Review Summary: Charles Hamilton the producer > Charles Hamilton the rapper2 of 2 thought this review was well written
After a seeming conspiracy by the music industry against him, Charles Hamilton released a new mixtape. In an attempt to salvage his career by expanding his fanbase and impressing record label execs, Charles Hamilton calls in a full assault with Normalcy. Employing sample-heavy, abstract beats and (pseudo-)intelligent lyrics in order to appear as a deep-thinking rapper. But, disappointingly enough, it only slightly works. Normalcy is the intellectual rap faux-hawk, it’s not the real, pure thing, but it’s a whole lot better than other efforts.
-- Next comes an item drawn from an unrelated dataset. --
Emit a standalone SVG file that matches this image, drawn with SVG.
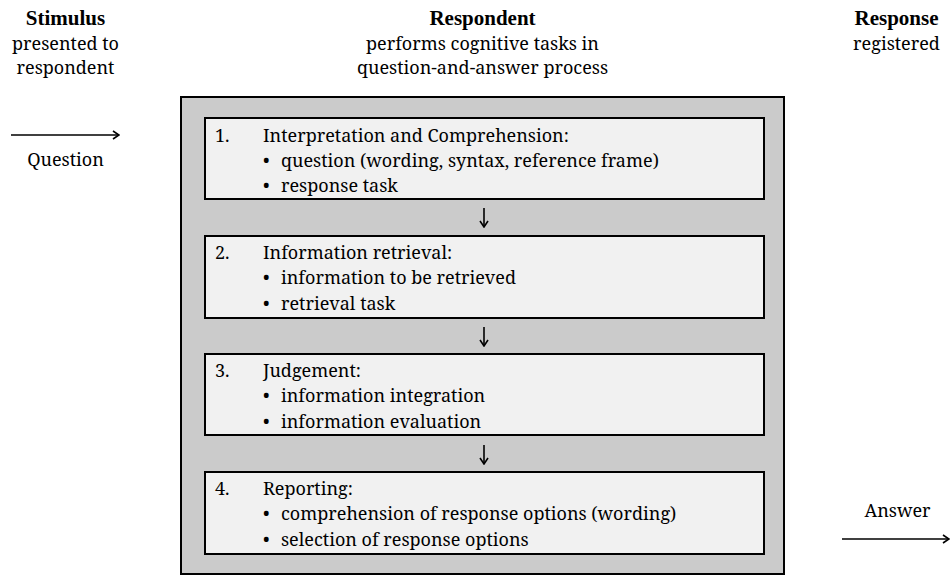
<svg xmlns="http://www.w3.org/2000/svg" width="951" height="576" viewBox="0 0 951 576">
  <style>
    .outer { fill: #cbcbcb; stroke: #000; stroke-width: 2; }
    .step { fill: #f1f1f1; stroke: #000; stroke-width: 2; }
    .arrow { fill: none; stroke: #000; stroke-width: 1.6; marker-end: url(#head); }
  </style>
  <defs>
    <marker id="head" viewBox="0 0 10 10" refX="9" refY="5" markerWidth="10" markerHeight="10" markerUnits="userSpaceOnUse" orient="auto">
      <path d="M3,1 L9,5 L3,9" fill="none" stroke="#000" stroke-width="1.6"/>
    </marker>
  </defs>
  <rect width="951" height="576" fill="#fff"/>

  <!-- respondent container -->
  <g id="respondent">
    <rect class="outer" x="181" y="97" width="603" height="477"/>
  </g>

  <!-- body text: Noto Serif at 18px keeps the Times-like line widths -->
  <g font-family="Noto Serif, serif" font-size="18" fill="#000">
    <g id="step1">
      <rect class="step" x="205" y="118" width="559" height="81"/>
      <text x="215" y="141.5">1.</text>
      <text x="263" y="141.5">Interpretation and Comprehension:</text>
      <text x="263" y="166.5">•</text><text x="281" y="166.5">question (wording, syntax, reference frame)</text>
      <text x="263" y="191.5">•</text><text x="281" y="191.5">response task</text>
    </g>
    <g id="step2">
      <rect class="step" x="205" y="236" width="559" height="82"/>
      <text x="215" y="259">2.</text>
      <text x="263" y="259">Information retrieval:</text>
      <text x="263" y="284.3">•</text><text x="281" y="284.3">information to be retrieved</text>
      <text x="263" y="309.6">•</text><text x="281" y="309.6">retrieval task</text>
    </g>
    <g id="step3">
      <rect class="step" x="205" y="354" width="559" height="81"/>
      <text x="215" y="377">3.</text>
      <text x="263" y="377">Judgement:</text>
      <text x="263" y="402.3">•</text><text x="281" y="402.3">information integration</text>
      <text x="263" y="427.6">•</text><text x="281" y="427.6">information evaluation</text>
    </g>
    <g id="step4">
      <rect class="step" x="205" y="472" width="559" height="82"/>
      <text x="215" y="495">4.</text>
      <text x="263" y="495">Reporting:</text>
      <text x="263" y="520.3">•</text><text x="281" y="520.3">comprehension of response options (wording)</text>
      <text x="263" y="545.6">•</text><text x="281" y="545.6">selection of response options</text>
    </g>

    <!-- column headings and edge labels -->
    <g text-anchor="middle">
      <g id="head-stimulus">
        <text x="65.5" y="25" font-family="Liberation Serif, serif" font-size="21" font-weight="bold">Stimulus</text>
        <text x="65.5" y="49.5">presented to</text>
        <text x="65.5" y="74">respondent</text>
      </g>
      <g id="head-respondent">
        <text x="482.5" y="25" font-family="Liberation Serif, serif" font-size="21" font-weight="bold">Respondent</text>
        <text x="482.5" y="49.5">performs cognitive tasks in</text>
        <text x="482.5" y="74">question-and-answer process</text>
      </g>
      <g id="head-response">
        <text x="896.5" y="25" font-family="Liberation Serif, serif" font-size="21" font-weight="bold">Response</text>
        <text x="896.5" y="49.5">registered</text>
      </g>
      <g id="label-question"><text x="65.5" y="166">Question</text></g>
      <g id="label-answer"><text x="897.5" y="517">Answer</text></g>
    </g>
  </g>

  <!-- connectors -->
  <g id="connectors">
    <path class="arrow" d="M11,135 H119"/>
    <path class="arrow" d="M484,208 V227"/>
    <path class="arrow" d="M484,327 V346"/>
    <path class="arrow" d="M484,445 V464"/>
    <path class="arrow" d="M842,539 H949"/>
  </g>
</svg>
As always, Charles relies heavily on sampling, and he aces it everytime with weird, but fun, samples (Ozark Mountain Daredevil’s “Jackie Blue”, Gloria Gaynor’s “I Will Survive”, that Halloween song “Monster Mash”) that thrive as the spine of his beats, using only the simplest means to enhance them, such as throwing in some kicks, some sci-fi/pop synths, big bass, and/or an impressive drum show undertone. So with lyrics to match, Charles takes the route of intellectual lyricism (with detours of arrogance.) But he often overcomplicates things resulting in lengthy, sub-par punchlines (“…sucks, like your car getting keyed,”) which makes no sense because when he keeps things simple he gets a pretty good line in (“John Elway couldn’t overthrow a n**ga.”) Throw in this with his Sonic the Hedgehog references and it muddles the listener’s biographical portrait of Charles Hamilton, with the question ‘Is he faking being smart?’ arising.
In addition, his cocky delivery and often-awkward, amateur flow don’t coincide well together, further enforcing the fact that Charles Hamilton the producer is better than Charles Hamilton the rapper. But unlike other prestigious great-producer-okay-rappers such as Dr. Dre or MF Doom, Charles Hamilton doesn’t achieve greatness, falling short of it. Normalcy is worth a few spins, and should regenerate a solid record deal for Hamilton, but doesn’t provoke mentions of greatness.